In the summer of 1793, Philadelphia was scorched by a yellow fever epidemic. At the time, the city was the most populous urban center in America as well as the seat of the new nation’s capital. Benjamin Rush, a signer of the Declaration of Independence and arguably Philadelphia’s most prominent physician, advised those who could to flee the city. A sizeable portion of the population, along with members of Congress, President Washington and his Cabinet, abandoned the city.
As such, the yellow fever plague was not just a local disaster, but the first national healthcare crisis.

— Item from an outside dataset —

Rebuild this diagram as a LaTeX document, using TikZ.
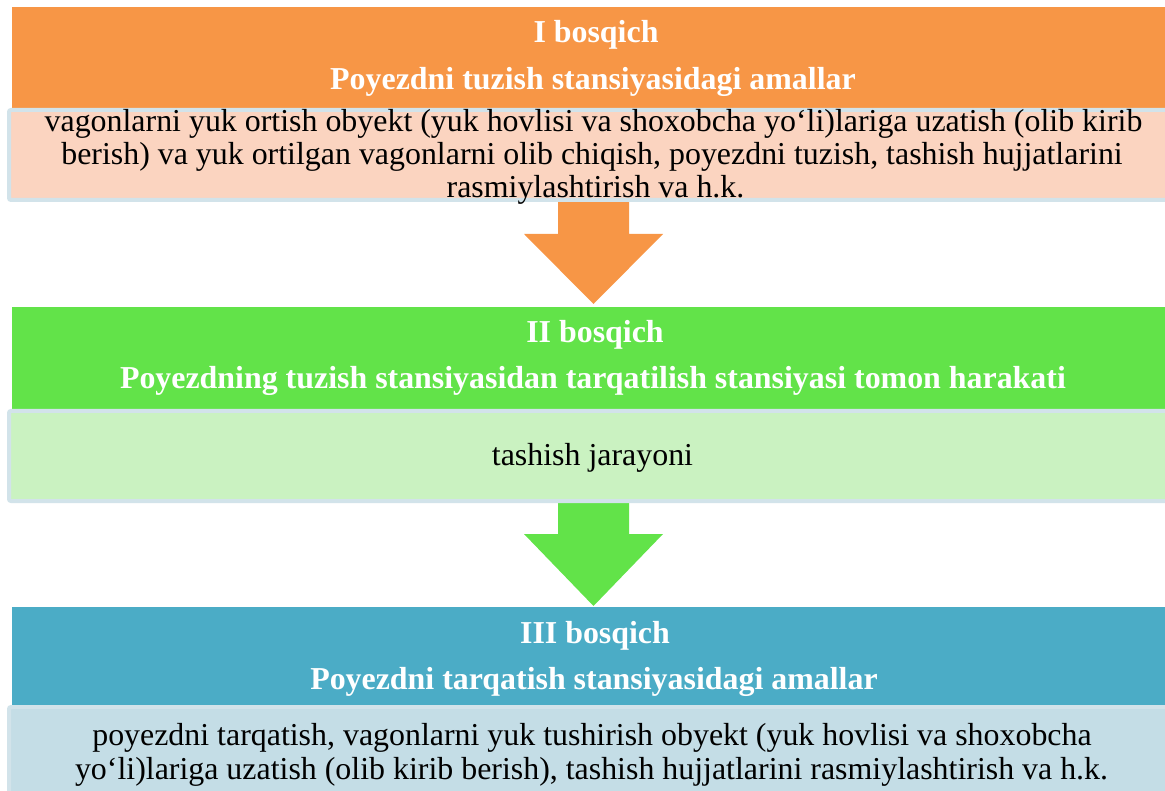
\documentclass[tikz,border=0pt]{standalone}
\usepackage{fontspec}
\setmainfont{Liberation Serif}
\usetikzlibrary{calc}
\definecolor{o1}{HTML}{F79646}
\definecolor{o2}{HTML}{FBD4C0}
\definecolor{g1}{HTML}{62E349}
\definecolor{g2}{HTML}{CAF2C1}
\definecolor{b1}{HTML}{4BACC6}
\definecolor{b2}{HTML}{C4DDE6}
\definecolor{bord}{HTML}{D2E3EA}
\tikzset{
  hdrbox/.style={rectangle, anchor=north west, inner sep=0pt, outer sep=0pt, minimum width=1168pt, minimum height=101pt},
  bodybox/.style={rectangle, anchor=north west, inner sep=0pt, outer sep=0pt, draw=bord, line width=4pt, rounded corners=2pt, minimum width=1171pt, minimum height=90pt},
  htext/.style={anchor=base, inner sep=0pt, text=white, font=\fontsize{31.9}{33}\selectfont\bfseries},
  btext/.style={anchor=base, inner sep=0pt, text=black, font=\fontsize{31.9}{33}\selectfont},
}
\begin{document}
\begin{tikzpicture}[x=1pt,y=-1pt]
\useasboundingbox (0,0) rectangle (1165,791);
\clip (0,0) rectangle (1165,791);
% arrows
\coordinate (a1) at (593.5,202);
\coordinate (a2) at (593.5,502);
\foreach \a/\c/\t in {a1/o1/102, a2/g1/104}{
  \fill[\c] ($(\a)+(-35.5,0)$) -- ($(\a)+(35.5,0)$) -- ($(\a)+(35.5,32)$) -- ($(\a)+(69.5,32)$)
    -- ($(\a)+(0,\t)$) -- ($(\a)+(-69.5,32)$) -- ($(\a)+(-35.5,32)$) -- cycle;
}
% stage I
\node[hdrbox, fill=o1] (h1) at (12,7) {};
\node[bodybox, fill=o2] (b1) at (9,110) {};
\node[htext] (h1a) at (596,43) {I bosqich};
\node[htext] (h1b) at (593,90) {Poyezdni tuzish stansiyasidagi amallar};
\node[btext] (b1a) at (593.5,132) {vagonlarni yuk ortish obyekt (yuk hovlisi va shoxobcha yo‘li)lariga uzatish (olib kirib};
\node[btext] (b1b) at (592,165) {berish) va yuk ortilgan vagonlarni olib chiqish, poyezdni tuzish, tashish hujjatlarini};
\node[btext] (b1c) at (595.5,198) {rasmiylashtirish va h.k.};
% stage II
\node[hdrbox, fill=g1, minimum height=102pt] (h2) at (12,307) {};
\node[bodybox, fill=g2] (b2) at (9,411) {};
\node[htext] (h2a) at (595,343) {II bosqich};
\node[htext] (h2b) at (593,389) {Poyezdning tuzish stansiyasidan tarqatilish stansiyasi tomon harakati};
\node[btext] (b2a) at (592.5,465) {tashish jarayoni};
% stage III
\node[hdrbox, fill=b1, minimum height=98pt] (h3) at (12,607) {};
\node[bodybox, fill=b2, minimum height=100pt] (b3) at (9,707) {};
\node[htext] (h3a) at (595,643) {III bosqich};
\node[htext] (h3b) at (594,689) {Poyezdni tarqatish stansiyasidagi amallar};
\node[btext] (b3a) at (592,745) {poyezdni tarqatish, vagonlarni yuk tushirish obyekt (yuk hovlisi va shoxobcha};
\node[btext] (b3b) at (591.5,779) {yo‘li)lariga uzatish (olib kirib berish), tashish hujjatlarini rasmiylashtirish va h.k.};
\end{tikzpicture}
\end{document}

Charles Brockden Brown, in Arthur Mervyn , Or Memoirs of the Year 1793, wrote:
“The Evils of pestilence by which this city has lately been afflicted will probably form an era in its history. The schemes of reformation and improvement to which they will give birth, or, if no efforts of human wisdom can avail to avert the periodical visitations of this calamity, the change in manners and population which they will produce, will be in the highest degree, memorable. They have already supplied new and copious materials for reflection to the physician and political economist. They have not been less fertile of instruction to the moral observer, to whom they has furnished new displays of the influence of human passions and motives.”
A little more than a couple centuries later finds the body politic still arguing over the cost and delivery of preventative care to its citizens. Healthcare providers almost unanimously agree that some type of reform must occur to the current system, as continuing to conduct business as usual is rapidly becoming unsustainable.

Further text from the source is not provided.